= Hama bar Bisa =

3rd-century rabbi

Hama bar Bisa (חמא בר ביסא) was an amora (Talmud rabbi) of the third century, who formed the middle link of a scholarly trio, and who exceeded his predecessor, as his successor in turn exceeded him, in the acquisition of knowledge.

==Life==
Like many other students, he left home and family, being gone twelve years. When he returned, fearing to startle his family, he went first to the local beth midrash, whence he sent word to them of his arrival. While there, his young son Oshaiah soon engaged him in a discussion, neither knowing the other. Hama, admiring the logical bent of the young man's mind, sorrowfully reflected on his long absence from home, where he himself might have raised such a son. He at last went to his house, and there, he saw his late interlocutor at the beth midrash enter. Surmising that he had come to continue the discussion, Hama rose to receive him, whereupon his wife surprised him by exclaiming, "Does a father ever rise before a son?" (Ketubot 62b). On another occasion father and son were discussing a point of civil law. They disagreed and submitted their views to Bisa, the father of Ḥama, who sided with Oshaiah. On this occasion Rami bar Hama expressed the hope that in the learned trio would be fulfilled the Scriptural saying (Ecclesiastes 4:12), "A threefold cord is not quickly broken" (Bava Batra 59a).

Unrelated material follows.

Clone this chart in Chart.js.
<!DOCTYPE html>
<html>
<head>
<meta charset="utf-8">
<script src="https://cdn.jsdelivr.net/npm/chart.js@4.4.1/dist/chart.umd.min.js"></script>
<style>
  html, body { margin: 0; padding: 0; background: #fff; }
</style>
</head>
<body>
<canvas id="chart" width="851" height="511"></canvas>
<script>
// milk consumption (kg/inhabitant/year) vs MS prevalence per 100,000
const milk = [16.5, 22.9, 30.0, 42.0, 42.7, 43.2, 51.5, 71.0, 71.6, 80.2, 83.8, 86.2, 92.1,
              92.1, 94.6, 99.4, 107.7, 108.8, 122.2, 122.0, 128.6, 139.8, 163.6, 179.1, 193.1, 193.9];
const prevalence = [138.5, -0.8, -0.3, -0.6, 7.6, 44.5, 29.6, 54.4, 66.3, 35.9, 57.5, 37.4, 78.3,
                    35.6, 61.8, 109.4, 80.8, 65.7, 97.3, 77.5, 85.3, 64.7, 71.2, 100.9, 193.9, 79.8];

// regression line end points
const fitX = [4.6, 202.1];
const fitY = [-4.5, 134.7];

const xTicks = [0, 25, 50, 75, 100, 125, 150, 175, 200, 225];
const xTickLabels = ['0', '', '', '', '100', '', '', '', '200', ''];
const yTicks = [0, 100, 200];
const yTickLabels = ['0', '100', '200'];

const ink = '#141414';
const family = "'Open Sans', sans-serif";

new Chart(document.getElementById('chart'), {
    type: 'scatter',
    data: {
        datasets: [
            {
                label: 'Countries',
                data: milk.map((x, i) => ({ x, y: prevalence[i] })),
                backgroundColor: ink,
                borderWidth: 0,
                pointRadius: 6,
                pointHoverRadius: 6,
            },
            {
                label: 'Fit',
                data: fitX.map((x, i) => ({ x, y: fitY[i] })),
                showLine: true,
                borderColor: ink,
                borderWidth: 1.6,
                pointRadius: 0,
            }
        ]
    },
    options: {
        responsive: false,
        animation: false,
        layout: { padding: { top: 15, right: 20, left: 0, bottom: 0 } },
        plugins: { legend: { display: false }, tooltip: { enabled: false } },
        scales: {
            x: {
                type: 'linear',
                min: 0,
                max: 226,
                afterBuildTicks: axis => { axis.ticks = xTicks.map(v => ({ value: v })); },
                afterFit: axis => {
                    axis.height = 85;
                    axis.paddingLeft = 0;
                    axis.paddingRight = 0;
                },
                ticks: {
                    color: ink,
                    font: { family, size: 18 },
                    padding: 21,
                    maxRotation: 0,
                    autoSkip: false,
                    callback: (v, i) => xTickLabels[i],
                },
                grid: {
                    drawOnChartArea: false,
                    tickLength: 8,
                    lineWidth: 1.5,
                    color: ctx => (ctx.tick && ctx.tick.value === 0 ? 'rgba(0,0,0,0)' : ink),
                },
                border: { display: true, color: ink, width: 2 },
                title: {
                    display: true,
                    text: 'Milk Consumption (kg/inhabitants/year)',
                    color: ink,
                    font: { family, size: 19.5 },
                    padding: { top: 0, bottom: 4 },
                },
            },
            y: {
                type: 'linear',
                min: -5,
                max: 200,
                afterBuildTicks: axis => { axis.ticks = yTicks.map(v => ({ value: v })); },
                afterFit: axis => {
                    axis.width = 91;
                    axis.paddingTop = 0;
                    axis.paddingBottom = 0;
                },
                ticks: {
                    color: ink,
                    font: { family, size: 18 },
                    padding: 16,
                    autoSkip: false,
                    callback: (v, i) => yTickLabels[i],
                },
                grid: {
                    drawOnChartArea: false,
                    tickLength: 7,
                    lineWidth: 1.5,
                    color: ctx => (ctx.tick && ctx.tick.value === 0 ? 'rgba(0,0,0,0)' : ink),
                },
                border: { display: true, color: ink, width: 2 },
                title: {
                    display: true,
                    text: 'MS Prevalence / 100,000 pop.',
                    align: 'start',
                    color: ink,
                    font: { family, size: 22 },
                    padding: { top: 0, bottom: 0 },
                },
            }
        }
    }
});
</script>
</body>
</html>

According to the tosafists (Bava Batra 59a, s.v. "והחוט"), the Oshaiah here cited is identical with Hoshaiah Rabbah. Wilhelm Bacher ("Die Agada der palästinensischen Amoräer" i. 89) adopts this view, but Zecharias Frankel ("Mebo Yerushalmi," p. 85b) questions its tenability. There is no doubt that Hoshaiah Rabbah's father's name was "Hama," but it is cited with the addition of "father of Rabbi Hoshaiah" (Jerusalem Talmud, Shevi'it ii. 33d; Jerusalem Talmud, Niddah iii. 50c). Only once does the name "Hama bar Bisa" appear so as to leave no doubt of his being a contemporary of Judah ha-Nasi, and, therefore, the father of Hoshaiah Rabbah (Niddah 14b). But the patronymic is an error, and the parallel passage reads correctly: "Hama, the father of Hoshaiah" (Jerusalem Talmud, Niddah ii. 49d). It is probable that Hama was the father of the younger Hoshaiah, and flourished contemporaneously with Rami bar Hama, the son-in-law of Rav Chisda.